- **THE PROBLEM**
Reproduce the listing below exactly. Pictures do not belong in the copy.

(Records from a collection)
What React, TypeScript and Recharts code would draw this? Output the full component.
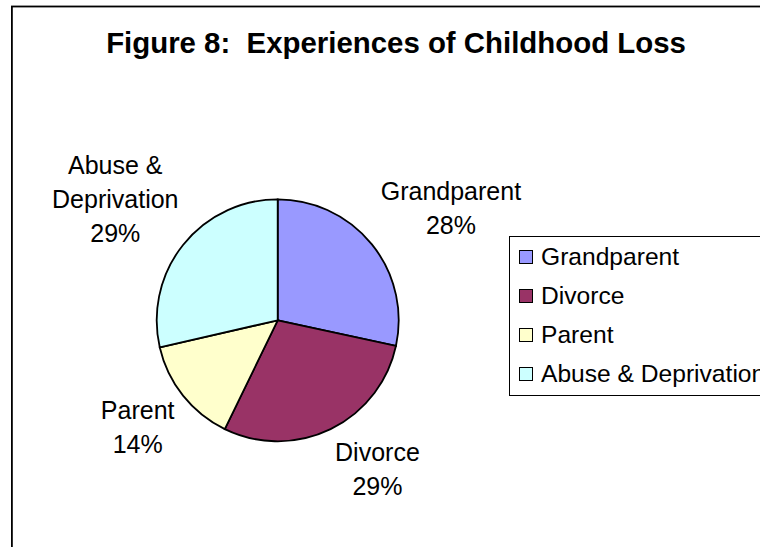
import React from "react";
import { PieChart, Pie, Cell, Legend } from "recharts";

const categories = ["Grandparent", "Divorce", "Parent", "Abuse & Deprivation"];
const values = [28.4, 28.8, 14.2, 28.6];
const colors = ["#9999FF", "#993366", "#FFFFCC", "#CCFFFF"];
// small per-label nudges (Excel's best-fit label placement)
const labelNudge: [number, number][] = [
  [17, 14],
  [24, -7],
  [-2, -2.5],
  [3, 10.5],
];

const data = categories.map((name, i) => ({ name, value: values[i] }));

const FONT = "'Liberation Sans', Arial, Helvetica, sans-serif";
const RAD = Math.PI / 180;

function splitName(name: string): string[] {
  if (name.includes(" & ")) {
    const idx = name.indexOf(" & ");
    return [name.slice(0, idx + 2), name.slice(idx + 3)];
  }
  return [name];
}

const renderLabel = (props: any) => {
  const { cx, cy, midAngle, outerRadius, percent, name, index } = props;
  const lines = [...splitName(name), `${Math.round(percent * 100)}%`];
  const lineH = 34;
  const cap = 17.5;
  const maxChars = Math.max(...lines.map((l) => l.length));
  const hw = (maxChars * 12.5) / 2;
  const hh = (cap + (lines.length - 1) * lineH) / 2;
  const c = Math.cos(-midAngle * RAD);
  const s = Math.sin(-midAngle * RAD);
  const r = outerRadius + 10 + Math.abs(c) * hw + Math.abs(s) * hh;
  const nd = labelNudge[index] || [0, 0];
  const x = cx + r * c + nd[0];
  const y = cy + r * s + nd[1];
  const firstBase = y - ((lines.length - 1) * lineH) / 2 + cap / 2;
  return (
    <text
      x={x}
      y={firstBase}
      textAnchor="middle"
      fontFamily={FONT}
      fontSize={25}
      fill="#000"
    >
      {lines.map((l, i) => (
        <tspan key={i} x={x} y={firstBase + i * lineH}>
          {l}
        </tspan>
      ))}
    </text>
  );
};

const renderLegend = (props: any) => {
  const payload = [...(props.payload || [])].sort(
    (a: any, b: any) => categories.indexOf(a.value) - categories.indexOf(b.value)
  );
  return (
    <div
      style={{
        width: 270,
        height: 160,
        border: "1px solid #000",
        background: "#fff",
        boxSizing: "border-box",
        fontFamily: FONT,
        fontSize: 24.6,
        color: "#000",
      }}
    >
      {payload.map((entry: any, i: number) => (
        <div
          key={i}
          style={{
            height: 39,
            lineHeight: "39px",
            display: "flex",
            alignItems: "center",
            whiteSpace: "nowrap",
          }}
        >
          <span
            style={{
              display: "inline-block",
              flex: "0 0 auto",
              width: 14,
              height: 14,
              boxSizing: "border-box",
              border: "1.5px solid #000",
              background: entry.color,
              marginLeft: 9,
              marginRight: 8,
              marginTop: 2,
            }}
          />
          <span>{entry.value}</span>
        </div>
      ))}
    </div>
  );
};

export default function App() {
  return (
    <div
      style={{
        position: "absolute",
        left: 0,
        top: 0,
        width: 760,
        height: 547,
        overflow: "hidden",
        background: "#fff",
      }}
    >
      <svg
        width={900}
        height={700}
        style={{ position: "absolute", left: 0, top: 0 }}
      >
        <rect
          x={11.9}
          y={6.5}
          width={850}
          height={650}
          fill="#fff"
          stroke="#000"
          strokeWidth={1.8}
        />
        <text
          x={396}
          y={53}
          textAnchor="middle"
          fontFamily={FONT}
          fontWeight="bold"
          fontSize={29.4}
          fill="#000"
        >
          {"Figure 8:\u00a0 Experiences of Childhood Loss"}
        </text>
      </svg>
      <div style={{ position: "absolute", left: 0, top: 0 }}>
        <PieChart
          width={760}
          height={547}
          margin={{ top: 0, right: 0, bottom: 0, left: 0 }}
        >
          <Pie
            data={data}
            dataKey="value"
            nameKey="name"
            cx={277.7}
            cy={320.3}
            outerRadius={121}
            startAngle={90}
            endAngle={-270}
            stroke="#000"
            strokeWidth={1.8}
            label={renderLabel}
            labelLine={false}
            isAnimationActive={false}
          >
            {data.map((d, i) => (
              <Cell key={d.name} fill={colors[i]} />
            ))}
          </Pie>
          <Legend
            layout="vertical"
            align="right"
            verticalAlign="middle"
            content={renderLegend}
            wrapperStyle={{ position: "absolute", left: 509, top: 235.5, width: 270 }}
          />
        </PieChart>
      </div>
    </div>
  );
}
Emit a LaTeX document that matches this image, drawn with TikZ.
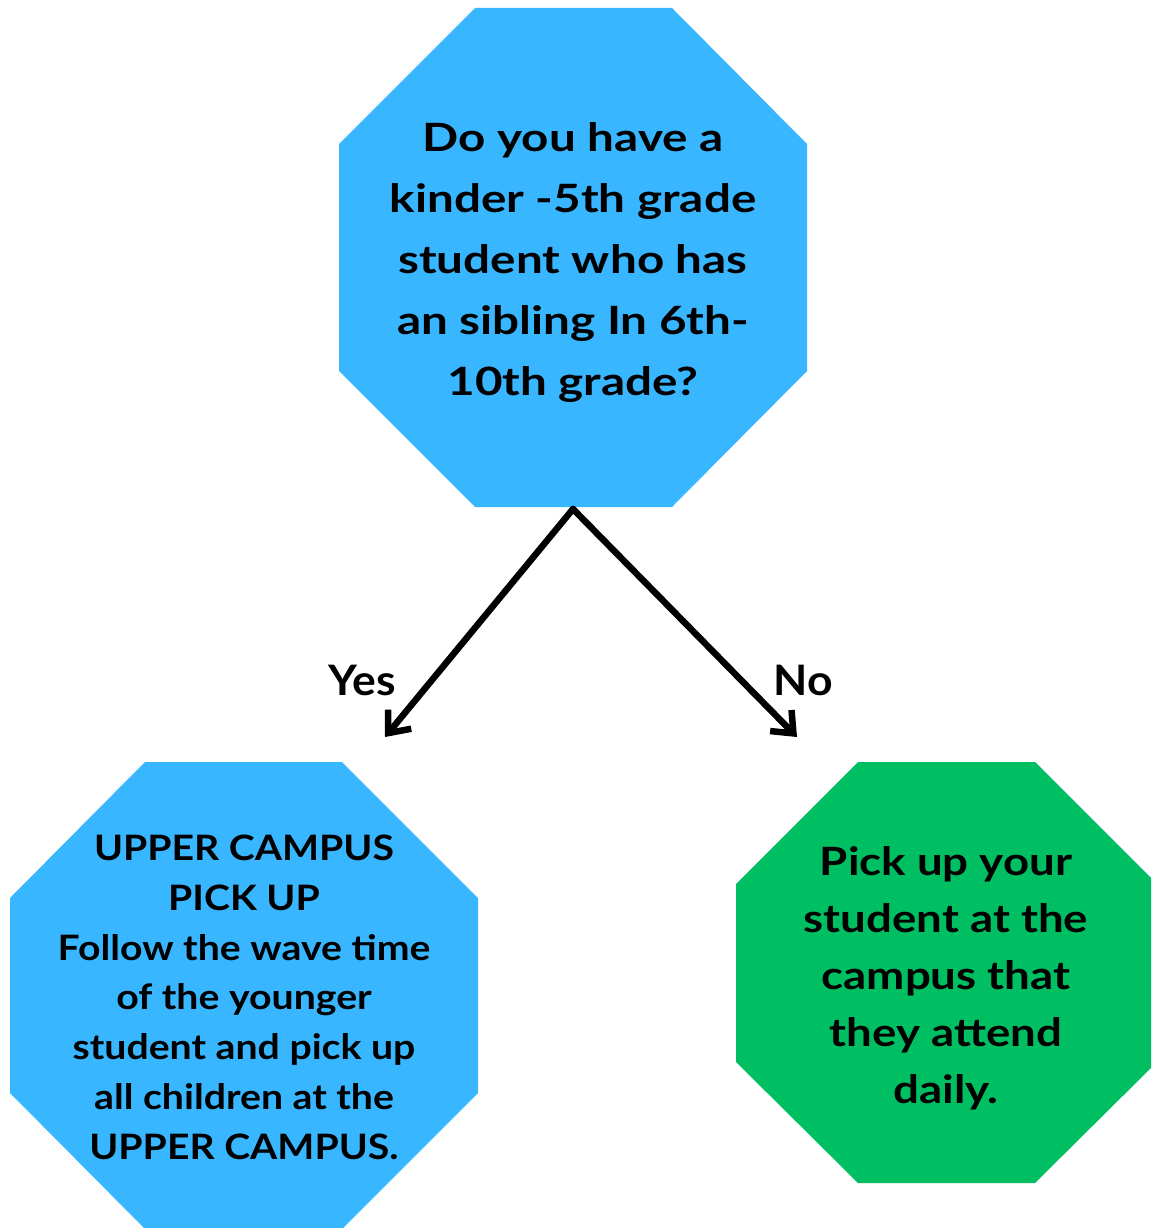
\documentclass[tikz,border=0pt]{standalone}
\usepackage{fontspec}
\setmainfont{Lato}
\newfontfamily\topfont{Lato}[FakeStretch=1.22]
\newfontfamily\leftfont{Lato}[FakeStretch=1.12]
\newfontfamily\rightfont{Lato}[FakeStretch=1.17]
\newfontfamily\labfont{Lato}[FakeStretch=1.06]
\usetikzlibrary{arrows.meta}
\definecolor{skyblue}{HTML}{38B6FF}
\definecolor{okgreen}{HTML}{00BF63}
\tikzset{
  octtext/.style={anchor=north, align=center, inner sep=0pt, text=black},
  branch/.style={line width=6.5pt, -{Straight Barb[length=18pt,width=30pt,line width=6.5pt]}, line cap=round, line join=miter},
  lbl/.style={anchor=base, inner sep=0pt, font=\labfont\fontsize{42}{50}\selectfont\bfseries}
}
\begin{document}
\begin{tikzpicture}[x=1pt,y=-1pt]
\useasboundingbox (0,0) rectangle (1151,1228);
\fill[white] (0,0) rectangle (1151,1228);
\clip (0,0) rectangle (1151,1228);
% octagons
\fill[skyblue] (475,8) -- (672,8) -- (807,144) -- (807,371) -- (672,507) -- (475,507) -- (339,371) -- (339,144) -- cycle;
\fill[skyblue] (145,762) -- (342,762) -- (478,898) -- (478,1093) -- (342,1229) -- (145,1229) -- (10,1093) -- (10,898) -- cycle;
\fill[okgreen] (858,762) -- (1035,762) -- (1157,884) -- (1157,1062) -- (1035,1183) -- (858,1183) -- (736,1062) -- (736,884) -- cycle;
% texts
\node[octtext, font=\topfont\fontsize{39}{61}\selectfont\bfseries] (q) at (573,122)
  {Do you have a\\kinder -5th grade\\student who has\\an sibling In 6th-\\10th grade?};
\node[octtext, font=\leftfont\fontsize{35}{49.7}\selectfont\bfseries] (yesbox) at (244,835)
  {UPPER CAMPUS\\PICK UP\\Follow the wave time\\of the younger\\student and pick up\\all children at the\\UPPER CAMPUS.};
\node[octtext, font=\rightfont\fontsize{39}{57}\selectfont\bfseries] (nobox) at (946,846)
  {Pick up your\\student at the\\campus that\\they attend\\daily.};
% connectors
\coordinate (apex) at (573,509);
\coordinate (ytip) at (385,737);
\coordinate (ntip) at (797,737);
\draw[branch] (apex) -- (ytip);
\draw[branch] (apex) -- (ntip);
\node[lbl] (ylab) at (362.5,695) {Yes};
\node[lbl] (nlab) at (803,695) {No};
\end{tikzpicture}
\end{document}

- **WRITTEN RESPONSE**
What React, TypeScript and Recharts code would draw this? Output the full component.
import React from "react";
import { PieChart, Pie, Cell, Legend } from "recharts";

const categories = ["Grandparent", "Divorce", "Parent", "Abuse & Deprivation"];
const values = [28.4, 28.8, 14.2, 28.6];
const colors = ["#9999FF", "#993366", "#FFFFCC", "#CCFFFF"];
// small per-label nudges (Excel's best-fit label placement)
const labelNudge: [number, number][] = [
  [17, 14],
  [24, -7],
  [-2, -2.5],
  [3, 10.5],
];

const data = categories.map((name, i) => ({ name, value: values[i] }));

const FONT = "'Liberation Sans', Arial, Helvetica, sans-serif";
const RAD = Math.PI / 180;

function splitName(name: string): string[] {
  if (name.includes(" & ")) {
    const idx = name.indexOf(" & ");
    return [name.slice(0, idx + 2), name.slice(idx + 3)];
  }
  return [name];
}

const renderLabel = (props: any) => {
  const { cx, cy, midAngle, outerRadius, percent, name, index } = props;
  const lines = [...splitName(name), `${Math.round(percent * 100)}%`];
  const lineH = 34;
  const cap = 17.5;
  const maxChars = Math.max(...lines.map((l) => l.length));
  const hw = (maxChars * 12.5) / 2;
  const hh = (cap + (lines.length - 1) * lineH) / 2;
  const c = Math.cos(-midAngle * RAD);
  const s = Math.sin(-midAngle * RAD);
  const r = outerRadius + 10 + Math.abs(c) * hw + Math.abs(s) * hh;
  const nd = labelNudge[index] || [0, 0];
  const x = cx + r * c + nd[0];
  const y = cy + r * s + nd[1];
  const firstBase = y - ((lines.length - 1) * lineH) / 2 + cap / 2;
  return (
    <text
      x={x}
      y={firstBase}
      textAnchor="middle"
      fontFamily={FONT}
      fontSize={25}
      fill="#000"
    >
      {lines.map((l, i) => (
        <tspan key={i} x={x} y={firstBase + i * lineH}>
          {l}
        </tspan>
      ))}
    </text>
  );
};

const renderLegend = (props: any) => {
  const payload = [...(props.payload || [])].sort(
    (a: any, b: any) => categories.indexOf(a.value) - categories.indexOf(b.value)
  );
  return (
    <div
      style={{
        width: 270,
        height: 160,
        border: "1px solid #000",
        background: "#fff",
        boxSizing: "border-box",
        fontFamily: FONT,
        fontSize: 24.6,
        color: "#000",
      }}
    >
      {payload.map((entry: any, i: number) => (
        <div
          key={i}
          style={{
            height: 39,
            lineHeight: "39px",
            display: "flex",
            alignItems: "center",
            whiteSpace: "nowrap",
          }}
        >
          <span
            style={{
              display: "inline-block",
              flex: "0 0 auto",
              width: 14,
              height: 14,
              boxSizing: "border-box",
              border: "1.5px solid #000",
              background: entry.color,
              marginLeft: 9,
              marginRight: 8,
              marginTop: 2,
            }}
          />
          <span>{entry.value}</span>
        </div>
      ))}
    </div>
  );
};

export default function App() {
  return (
    <div
      style={{
        position: "absolute",
        left: 0,
        top: 0,
        width: 760,
        height: 547,
        overflow: "hidden",
        background: "#fff",
      }}
    >
      <svg
        width={900}
        height={700}
        style={{ position: "absolute", left: 0, top: 0 }}
      >
        <rect
          x={11.9}
          y={6.5}
          width={850}
          height={650}
          fill="#fff"
          stroke="#000"
          strokeWidth={1.8}
        />
        <text
          x={396}
          y={53}
          textAnchor="middle"
          fontFamily={FONT}
          fontWeight="bold"
          fontSize={29.4}
          fill="#000"
        >
          {"Figure 8:\u00a0 Experiences of Childhood Loss"}
        </text>
      </svg>
      <div style={{ position: "absolute", left: 0, top: 0 }}>
        <PieChart
          width={760}
          height={547}
          margin={{ top: 0, right: 0, bottom: 0, left: 0 }}
        >
          <Pie
            data={data}
            dataKey="value"
            nameKey="name"
            cx={277.7}
            cy={320.3}
            outerRadius={121}
            startAngle={90}
            endAngle={-270}
            stroke="#000"
            strokeWidth={1.8}
            label={renderLabel}
            labelLine={false}
            isAnimationActive={false}
          >
            {data.map((d, i) => (
              <Cell key={d.name} fill={colors[i]} />
            ))}
          </Pie>
          <Legend
            layout="vertical"
            align="right"
            verticalAlign="middle"
            content={renderLegend}
            wrapperStyle={{ position: "absolute", left: 509, top: 235.5, width: 270 }}
          />
        </PieChart>
      </div>
    </div>
  );
}
Emit a LaTeX document that matches this image, drawn with TikZ.
\documentclass[tikz,border=0pt]{standalone}
\usepackage{fontspec}
\setmainfont{Lato}
\newfontfamily\topfont{Lato}[FakeStretch=1.22]
\newfontfamily\leftfont{Lato}[FakeStretch=1.12]
\newfontfamily\rightfont{Lato}[FakeStretch=1.17]
\newfontfamily\labfont{Lato}[FakeStretch=1.06]
\usetikzlibrary{arrows.meta}
\definecolor{skyblue}{HTML}{38B6FF}
\definecolor{okgreen}{HTML}{00BF63}
\tikzset{
  octtext/.style={anchor=north, align=center, inner sep=0pt, text=black},
  branch/.style={line width=6.5pt, -{Straight Barb[length=18pt,width=30pt,line width=6.5pt]}, line cap=round, line join=miter},
  lbl/.style={anchor=base, inner sep=0pt, font=\labfont\fontsize{42}{50}\selectfont\bfseries}
}
\begin{document}
\begin{tikzpicture}[x=1pt,y=-1pt]
\useasboundingbox (0,0) rectangle (1151,1228);
\fill[white] (0,0) rectangle (1151,1228);
\clip (0,0) rectangle (1151,1228);
% octagons
\fill[skyblue] (475,8) -- (672,8) -- (807,144) -- (807,371) -- (672,507) -- (475,507) -- (339,371) -- (339,144) -- cycle;
\fill[skyblue] (145,762) -- (342,762) -- (478,898) -- (478,1093) -- (342,1229) -- (145,1229) -- (10,1093) -- (10,898) -- cycle;
\fill[okgreen] (858,762) -- (1035,762) -- (1157,884) -- (1157,1062) -- (1035,1183) -- (858,1183) -- (736,1062) -- (736,884) -- cycle;
% texts
\node[octtext, font=\topfont\fontsize{39}{61}\selectfont\bfseries] (q) at (573,122)
  {Do you have a\\kinder -5th grade\\student who has\\an sibling In 6th-\\10th grade?};
\node[octtext, font=\leftfont\fontsize{35}{49.7}\selectfont\bfseries] (yesbox) at (244,835)
  {UPPER CAMPUS\\PICK UP\\Follow the wave time\\of the younger\\student and pick up\\all children at the\\UPPER CAMPUS.};
\node[octtext, font=\rightfont\fontsize{39}{57}\selectfont\bfseries] (nobox) at (946,846)
  {Pick up your\\student at the\\campus that\\they attend\\daily.};
% connectors
\coordinate (apex) at (573,509);
\coordinate (ytip) at (385,737);
\coordinate (ntip) at (797,737);
\draw[branch] (apex) -- (ytip);
\draw[branch] (apex) -- (ntip);
\node[lbl] (ylab) at (362.5,695) {Yes};
\node[lbl] (nlab) at (803,695) {No};
\end{tikzpicture}
\end{document}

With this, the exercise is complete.